Sedentary health strategy logic

BMJ 2010; 341 doi: https://doi.org/10.1136/bmj.c5292 (Published 29 September 2010) Cite this as: BMJ 2010;341:c5292
  1. Richard Weiler, specialist registrar in sport and exercise medicine and general practitioner1
  1. 1Homerton University Hospital NHS Trust, London E9 6SR, UK
  1. rweiler{at}doctors.org.uk

    It is illogical to place so much emphasis on obesity as a leading public health concern.1 Population attributable risks suggest that physical inactivity causes about 35% of coronary heart disease, 32% of colon cancer, and 35% of type 2 diabetes.2 In another study, population attributable risks for coronary heart disease were smoking 43%, saturated fatty acid intake 13%, obesity (body mass index >30) 14%, and sedentary lifestyle 40%.3

    Increased physical activity reduces mortality by as much as smoking cessation, even in later life,4 and the comparative risk of obesity is not so clearly defined.

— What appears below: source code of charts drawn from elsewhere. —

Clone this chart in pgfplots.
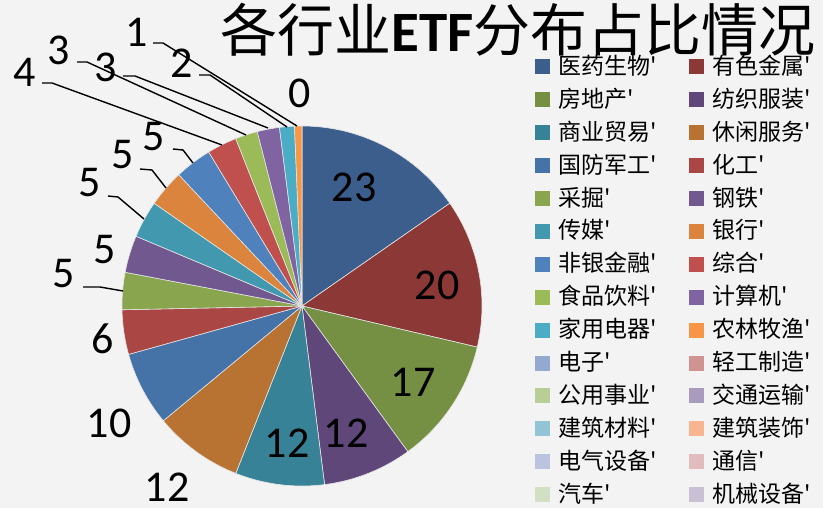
\documentclass[border=0pt]{standalone}
\usepackage{pgfplots}
\usepackage{pgfplotstable}
\pgfplotsset{compat=1.18}
\usepackage{fontspec}
\setmainfont{Carlito}
\newfontfamily\cjk{Noto Sans CJK SC}

\definecolor{bg}{HTML}{F3F3F3}
\definecolor{sep}{HTML}{E6E6E6}
\definecolor{c1}{HTML}{3B5E8C}
\definecolor{c2}{HTML}{8C3836}
\definecolor{c3}{HTML}{758F43}
\definecolor{c4}{HTML}{5F4879}
\definecolor{c5}{HTML}{378296}
\definecolor{c6}{HTML}{B87333}
\definecolor{c7}{HTML}{4572A7}
\definecolor{c8}{HTML}{AA4644}
\definecolor{c9}{HTML}{89A54E}
\definecolor{c10}{HTML}{71588F}
\definecolor{c11}{HTML}{4198AF}
\definecolor{c12}{HTML}{DB843D}
\definecolor{c13}{HTML}{4F81BD}
\definecolor{c14}{HTML}{C0504D}
\definecolor{c15}{HTML}{9BBB59}
\definecolor{c16}{HTML}{8064A2}
\definecolor{c17}{HTML}{4BACC6}
\definecolor{c18}{HTML}{F79646}
\definecolor{c19}{HTML}{93A9CF}
\definecolor{c20}{HTML}{D19392}
\definecolor{c21}{HTML}{B9CD96}
\definecolor{c22}{HTML}{A99BBD}
\definecolor{c23}{HTML}{92C4D6}
\definecolor{c24}{HTML}{F9B590}
\definecolor{c25}{HTML}{BAC4DE}
\definecolor{c26}{HTML}{E2BCBC}
\definecolor{c27}{HTML}{D3DFC2}
\definecolor{c28}{HTML}{C9C0D6}

% ETF count per industry
\pgfplotstableread[col sep=comma]{
name,val
医药生物,23
有色金属,20
房地产,17
纺织服装,12
商业贸易,12
休闲服务,12
国防军工,10
化工,6
采掘,5
钢铁,5
传媒,5
银行,5
非银金融,5
综合,4
食品饮料,3
计算机,3
家用电器,2
农林牧渔,1
电子,0
轻工制造,0
公用事业,0
交通运输,0
建筑材料,0
建筑装饰,0
电气设备,0
通信,0
汽车,0
机械设备,0
}\pietable

\newcommand{\labfont}{\fontsize{44}{44}\selectfont}

\begin{document}
\begin{tikzpicture}
\useasboundingbox (0,0) rectangle (823pt,508pt);
\fill[bg] (0,0) rectangle (823pt,508pt);
\begin{axis}[
  at={(0pt,0pt)}, anchor=south west,
  width=823pt, height=508pt, scale only axis,
  xmin=0, xmax=823, ymin=0, ymax=508, y dir=reverse,
  hide axis, clip=false,
  legend columns=2,
  legend cell align=left,
  legend image code/.code={\fill[#1] (0pt,-7.5pt) rectangle (15pt,7.5pt);},
  legend style={at={(0.6501,0.9006)}, anchor=north west, draw=none, fill=none,
    inner sep=0pt, outer sep=0pt, row sep=0pt,
    font=\cjk\fontsize{23}{23}\selectfont,
    nodes={inner sep=0pt, text height=24pt, text depth=8.9pt},
    /tikz/every odd column/.append style={column sep=8pt},
    /tikz/every even column/.append style={column sep=33pt}},
]
\pgfplotstablegetrowsof{\pietable}
\pgfmathtruncatemacro{\nlast}{\pgfplotsretval-1}
\gdef\pietotal{0}
\pgfplotsforeachungrouped \i in {0,...,\nlast}{%
  \pgfplotstablegetelem{\i}{val}\of{\pietable}%
  \pgfmathsetmacro{\tmp}{\pietotal+\pgfplotsretval}%
  \global\let\pietotal\tmp
}
\gdef\angstart{-90}
\pgfplotsforeachungrouped \i in {0,...,\nlast}{%
  \pgfplotstablegetelem{\i}{val}\of{\pietable}%
  \let\v\pgfplotsretval
  \pgfplotstablegetelem{\i}{name}\of{\pietable}%
  \let\nm\pgfplotsretval
  \pgfmathtruncatemacro{\ci}{\i+1}%
  \pgfmathsetmacro{\angend}{\angstart+360*\v/\pietotal}%
  \ifdim\v pt>0pt
    \edef\tmp{\noexpand\addplot[forget plot, fill=c\ci, draw=sep, line width=0.6pt,
      domain=\angstart:\angend, samples=40]
      ({302+180*cos(x)},{306+180*sin(x)}) -- (axis cs:302,306) -- cycle;}%
    \tmp
  \fi
  \edef\tmp{\noexpand\addlegendimage{fill=c\ci, draw=none}%
    \noexpand\addlegendentry{\nm'}}%
  \tmp
  \global\let\angstart\angend
}

% data labels
\node[font=\labfont] at (axis cs:354,187) {23};
\node[font=\labfont] at (axis cs:437,285) {20};
\node[font=\labfont] at (axis cs:413,382) {17};
\node[font=\labfont] at (axis cs:346,433) {12};
\node[font=\labfont] at (axis cs:287,443) {12};
\node[font=\labfont] at (axis cs:167,487) {12};
\node[font=\labfont] at (axis cs:109,423) {10};
\node[font=\labfont] at (axis cs:103,339) {6};
\node[font=\labfont] at (axis cs:64,274) {5};
\node[font=\labfont] at (axis cs:105,250) {5};
\node[font=\labfont] at (axis cs:90,183) {5};
\node[font=\labfont] at (axis cs:123,155) {5};
\node[font=\labfont] at (axis cs:154,137) {5};
\node[font=\labfont] at (axis cs:25,72) {4};
\node[font=\labfont] at (axis cs:59,50) {3};
\node[font=\labfont] at (axis cs:106,67) {3};
\node[font=\labfont] at (axis cs:182,63) {2};
\node[font=\labfont] at (axis cs:137,32) {1};
\node[font=\labfont] at (axis cs:300,93) {0};

% leader lines
\draw[line width=1.4pt] (axis cs:83,287) -- (axis cs:100,287) -- (axis cs:123,291);
\draw[line width=1.4pt] (axis cs:108,196) -- (axis cs:118,197) -- (axis cs:144,219);
\draw[line width=1.4pt] (axis cs:140,169) -- (axis cs:152,170) -- (axis cs:166,188);
\draw[line width=1.4pt] (axis cs:173,149) -- (axis cs:183,150) -- (axis cs:193,163);
\draw[line width=1.4pt] (axis cs:42,83) -- (axis cs:52,83) -- (axis cs:222,145);
\draw[line width=1.4pt] (axis cs:77,62) -- (axis cs:87,62) -- (axis cs:246,135);
\draw[line width=1.4pt] (axis cs:123,76) -- (axis cs:135,76) -- (axis cs:268,128);
\draw[line width=1.4pt] (axis cs:153,43) -- (axis cs:163,43) -- (axis cs:297,126);
\draw[line width=1.4pt] (axis cs:199,75) -- (axis cs:210,75) -- (axis cs:287,127);

% title
\node[anchor=base, font=\fontsize{57}{60}\selectfont] at (axis cs:518,52)
  {{\cjk 各行业}{\bfseries ETF}{\cjk 分布占比情况}};
\end{axis}
\end{tikzpicture}
\end{document}
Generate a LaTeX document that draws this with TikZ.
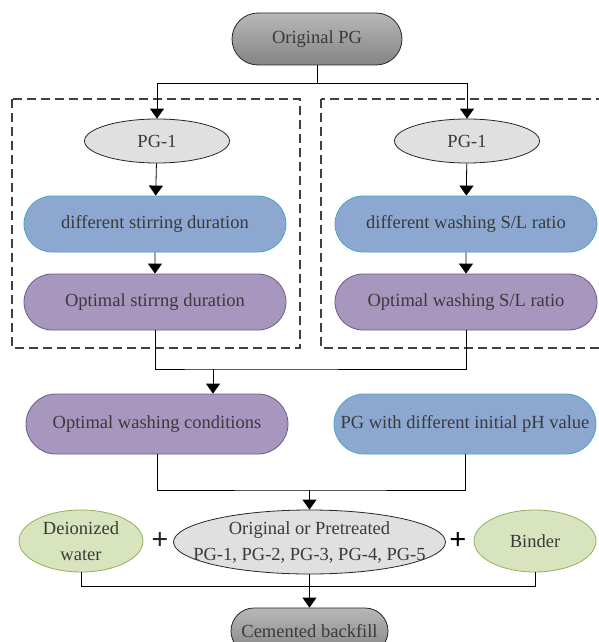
\documentclass[tikz,border=0pt]{standalone}
\usepackage{fontspec}
\setmainfont{Liberation Serif}
\usetikzlibrary{arrows.meta,positioning,shapes.geometric,shapes.misc}
\definecolor{stepblue}{HTML}{8CA8D1}
\definecolor{stepblueline}{HTML}{4BA6C3}
\definecolor{optpurple}{HTML}{A797BF}
\definecolor{optpurpleline}{HTML}{6C5A8A}
\definecolor{mixgreen}{HTML}{D7E4BD}
\definecolor{mixgreenline}{HTML}{93B159}
\definecolor{txtgray}{HTML}{3A3A3A}
\tikzset{
      pillbox/.style={
        rounded rectangle,
        line width=0.8pt,
        minimum width=266pt,
        minimum height=56pt,
        inner sep=2pt,
        text=txtgray,
        font=\fontsize{18.5}{22}\selectfont
      },
      bluebox/.style={pillbox, draw=stepblueline, fill=stepblue},
      purplebox/.style={pillbox, draw=optpurpleline, fill=optpurple},
      endbox/.style={pillbox, draw=black!85, top color=black!28, bottom color=black!48},
      pgellipse/.style={
        ellipse,
        draw=black!85,
        line width=0.8pt,
        fill=black!12,
        inner sep=0pt,
        text=txtgray,
        font=\fontsize{18.5}{22}\selectfont
      },
      greenellipse/.style={pgellipse, draw=mixgreenline, fill=mixgreen},
      plussign/.style={font=\fontsize{30}{30}\selectfont\bfseries, text=black!85, inner sep=0pt},
      arr/.style={-{Triangle[length=10pt,width=14pt]}, line width=0.8pt, color=black},
      lnk/.style={line width=0.8pt, color=black},
      frame/.style={dash pattern=on 9pt off 5pt, line width=1.1pt, color=black!75}
    }

\begin{document}
\begin{tikzpicture}[x=1pt,y=-1pt]
    \clip (0,0) rectangle (599,642);
    \useasboundingbox (0,0) rectangle (599,642);
    % dashed frames
    \draw[frame] (12,99) rectangle (300,348);
    \draw[frame] (321,99) rectangle (620,348);
    % nodes
    \node[endbox, minimum width=174pt, minimum height=52pt] (org) at (317,39) {Original PG};
    \node[pgellipse, minimum width=145pt, minimum height=44pt] (pgL) at (157,141) {PG-1};
    \node[pgellipse, minimum width=145pt, minimum height=44pt] (pgR) at (467,141) {PG-1};
    \node[bluebox] (stir) at (155,224) {different stirring duration};
    \node[bluebox] (wash) at (466,224) {different washing S/L ratio};
    \node[purplebox] (optS) at (155,302) {Optimal stirrng duration};
    \node[purplebox] (optR) at (466,302) {Optimal washing S/L ratio};
    \node[purplebox, minimum height=60pt] (cond) at (157,424) {Optimal washing conditions};
    \node[bluebox, minimum height=60pt] (phv) at (465,424) {PG with different initial pH value};
    \node[pgellipse, minimum width=271pt, minimum height=64pt, inner xsep=-20pt, align=center, font=\fontsize{18.5}{26}\selectfont] (mix) at (309.5,542) {Original or Pretreated\\PG-1, PG-2, PG-3, PG-4, PG-5};
    \node[greenellipse, minimum width=124pt, minimum height=62pt, align=center, font=\fontsize{18.5}{26}\selectfont] (water) at (81,541) {Deionized\\water};
    \node[greenellipse, minimum width=122pt, minimum height=62pt] (binder) at (535,541) {Binder};
    \node[plussign] (plusL) at (160,541) {+};
    \node[plussign, text=black] (plusR) at (458,541) {+};
    \node[endbox, minimum width=161pt, minimum height=46pt] (back) at (309.5,631) {Cemented backfill};
    % connectors
    \coordinate (j0) at (317,83);
    \coordinate (j1) at (213,369);
    \coordinate (j2) at (309.5,490);
    \draw[lnk] (org.south) -- (j0);
    \draw[arr] (j0) -| (pgL.north);
    \draw[arr] (j0) -| (pgR.north);
    \draw[arr] (pgL) -- (stir);
    \draw[arr] (pgR) -- (wash);
    \draw[arr] (stir) -- (optS);
    \draw[arr] (wash) -- (optR);
    \draw[lnk] (optS.south) |- (j1) -| (optR.south);
    \draw[arr] (j1) -- (j1 |- cond.north);
    \draw[lnk] (cond.south) |- (j2) -| (phv.south);
    \draw[arr] (j2) -- (mix.north);
    \draw[lnk] (water.south) -- ++(0,14) -| (binder.south);
    \draw[arr] (mix.south) -- (back.north);
\end{tikzpicture}
\end{document}
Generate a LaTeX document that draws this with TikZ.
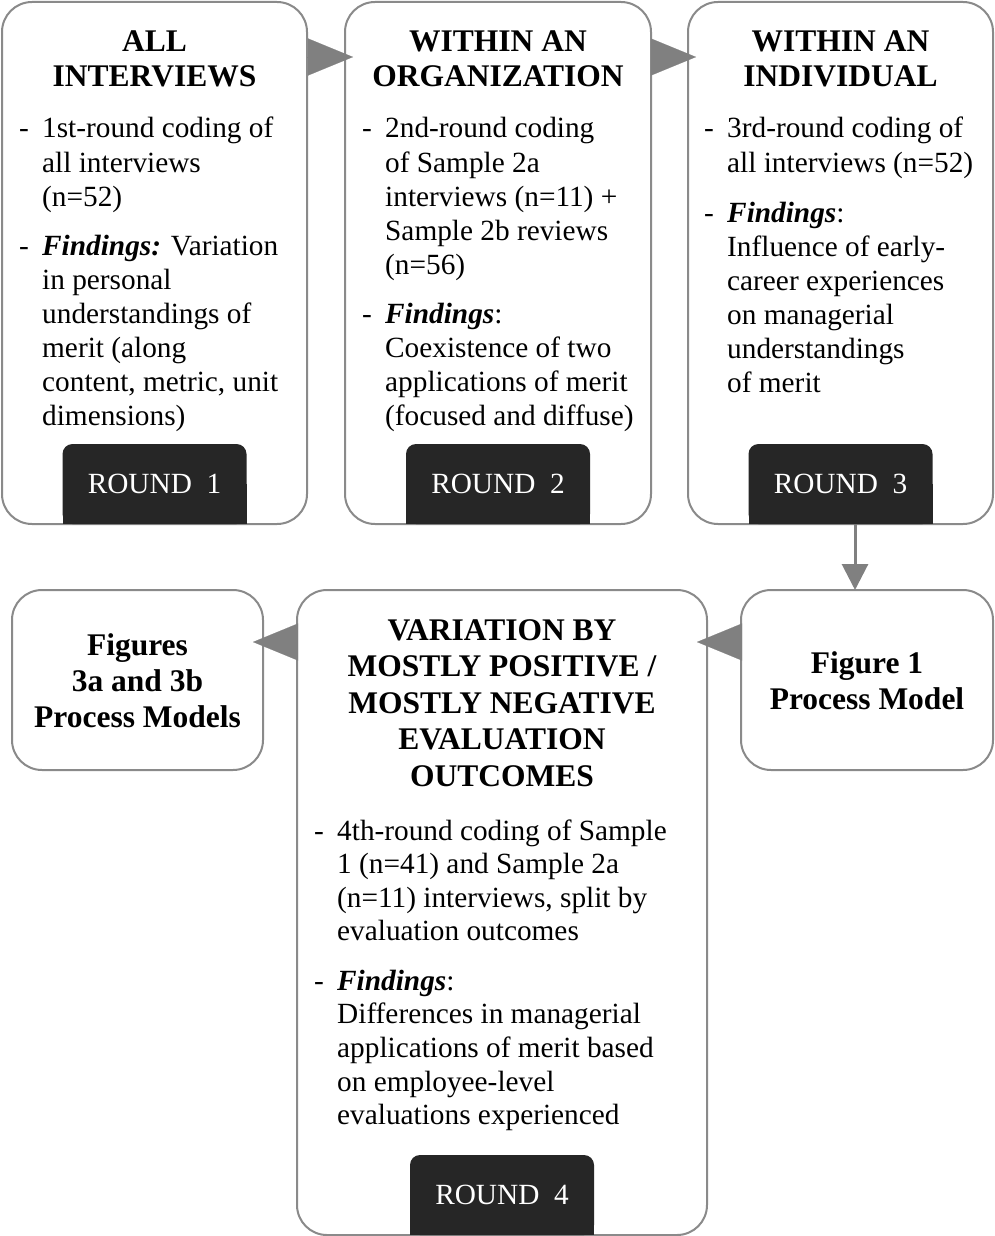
\documentclass[tikz,border=0pt]{standalone}
\usepackage{fontspec}
\setmainfont{Liberation Serif}
\usetikzlibrary{arrows.meta}
\definecolor{boxgray}{HTML}{8A8A8A}
\definecolor{arrgray}{HTML}{808080}
\definecolor{tabdark}{HTML}{262626}
\newcommand\bodyfnt{\fontsize{29.3}{34}\selectfont}
\newcommand\headfnt{\fontsize{31.5}{36}\selectfont\bfseries}
\newcommand\putlines[6]{%
  \foreach \t [count=\i from 0] in {#6} {\node[#2] (#1\i) at (#3, {#4+\i*#5}) {\t};}}
\tikzset{
  box/.style={draw=boxgray, line width=2pt, rounded corners=30pt, fill=white,
    outer sep=0pt, inner sep=0pt, anchor=north west},
  body/.style={font=\bodyfnt, anchor=base west, inner sep=0pt},
  head/.style={font=\headfnt, anchor=base, inner sep=0pt},
  tab/.style={fill=tabdark, text=white, rounded corners=10pt, font=\bodyfnt,
    minimum width=184pt, minimum height=80pt, anchor=south, inner sep=0pt, outer sep=0pt},
  conn/.style={color=arrgray, line width=0.1pt, -{Triangle[length=45pt, width=37pt]}},
  down/.style={color=arrgray, line width=3pt, -{Triangle[length=26pt, width=26pt]}},
}
\begin{document}
\begin{tikzpicture}[x=1pt, y=-1pt]
\useasboundingbox (0,0) rectangle (994,1236);
% boxes
\node[box, minimum width=305pt, minimum height=522pt] (b1) at (2,2) {};
\node[box, minimum width=306pt, minimum height=522pt] (b2) at (345,2) {};
\node[box, minimum width=305pt, minimum height=522pt] (b3) at (688,2) {};
\node[box, minimum width=251pt, minimum height=180pt] (b4) at (12,590) {};
\node[box, minimum width=410pt, minimum height=645pt] (b5) at (297,590) {};
\node[box, minimum width=252pt, minimum height=180pt] (b6) at (741,590) {};
% connectors
\draw[conn] ([yshift=-55pt]b1.north east) -- ([yshift=-55pt, xshift=8pt]b2.north west);
\draw[conn] ([yshift=-55pt]b2.north east) -- ([yshift=-55pt, xshift=8pt]b3.north west);
\draw[conn] ([yshift=-52pt]b6.north west) -- ([yshift=-52pt, xshift=-10pt]b5.north east);
\draw[conn] ([yshift=-52pt]b5.north west) -- ([yshift=-52pt, xshift=-10pt]b4.north east);
\draw[down] ([xshift=14.5pt]b3.south) -- ([xshift=14.5pt]b3.south |- b6.north);
% round tabs
\foreach \b/\n in {b1/1, b2/2, b3/3, b5/4} {
  \fill[tabdark] ([xshift=-92pt]\b.south) rectangle ([xshift=92pt, yshift=40pt]\b.south);
  \node[tab] (r\n) at (\b.south) {ROUND~~\n};
}
% box 1
\putlines{h1}{head}{154.5}{52}{35}{ALL, INTERVIEWS}
\node[body] (d1a) at (19,138) {-};
\putlines{t1a}{body}{42}{138}{34}{1st-round coding of, all interviews, (n=52)}
\node[body] (d1b) at (19,255) {-};
\putlines{t1b}{body}{42}{255}{34}{{\textbf{\textit{Findings:}} Variation}, in personal, understandings of, merit (along, {content, metric, unit}, dimensions)}
% box 2
\putlines{h2}{head}{498}{52}{35}{WITHIN AN, ORGANIZATION}
\node[body] (d2a) at (362,138) {-};
\putlines{t2a}{body}{385}{138}{34}{2nd-round coding, of Sample 2a, interviews (n=11) +, Sample 2b reviews, (n=56)}
\node[body] (d2b) at (362,323) {-};
\putlines{t2b}{body}{385}{323}{34}{{\textbf{\textit{Findings}}:}, Coexistence of two, applications of merit, (focused and diffuse)}
% box 3
\putlines{h3}{head}{840.5}{52}{35}{WITHIN AN, INDIVIDUAL}
\node[body] (d3a) at (704,138) {-};
\putlines{t3a}{body}{727}{138}{34}{3rd-round coding of, all interviews (n=52)}
\node[body] (d3b) at (704,222) {-};
\putlines{t3b}{body}{727}{222}{34}{{\textbf{\textit{Findings}}:}, Influence of early-, career experiences, on managerial, understandings, of merit}
% box 4
\putlines{h4}{head}{137.5}{655}{36}{Figures, 3a and 3b, Process Models}
% box 6
\putlines{h6}{head}{867}{673}{36}{Figure 1, Process Model}
% box 5
\putlines{h5}{head}{502}{640}{36.5}{VARIATION BY, MOSTLY POSITIVE /, MOSTLY NEGATIVE, EVALUATION, OUTCOMES}
\node[body] (d5a) at (314,840) {-};
\putlines{t5a}{body}{337}{840}{33.5}{4th-round coding of Sample, 1 (n=41) and Sample 2a, {(n=11) interviews, split by}, evaluation outcomes}
\node[body] (d5b) at (314,990) {-};
\putlines{t5b}{body}{337}{990}{33.7}{{\textbf{\textit{Findings}}:}, Differences in managerial, applications of merit based, on employee-level, evaluations experienced}
\end{tikzpicture}
\end{document}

    A recent BMJ poll suggested that when presented with the evidence most readers (83%) understand that health strategy should focus on increasing physical activity, rather than treating obesity. Many undesirable health risks are greatly reduced by physical activity and improved fitness, even in the absence of weight loss.5

    To suggest smoking and obesity, rather than physical activity, have a comparable impact is dangerously misleading. All independent risk factors are important, but lack of physical activity and smoking are far greater public health threats than obesity.


    Cite this as: BMJ 2010;341:c5292


    • Competing interests: None declared.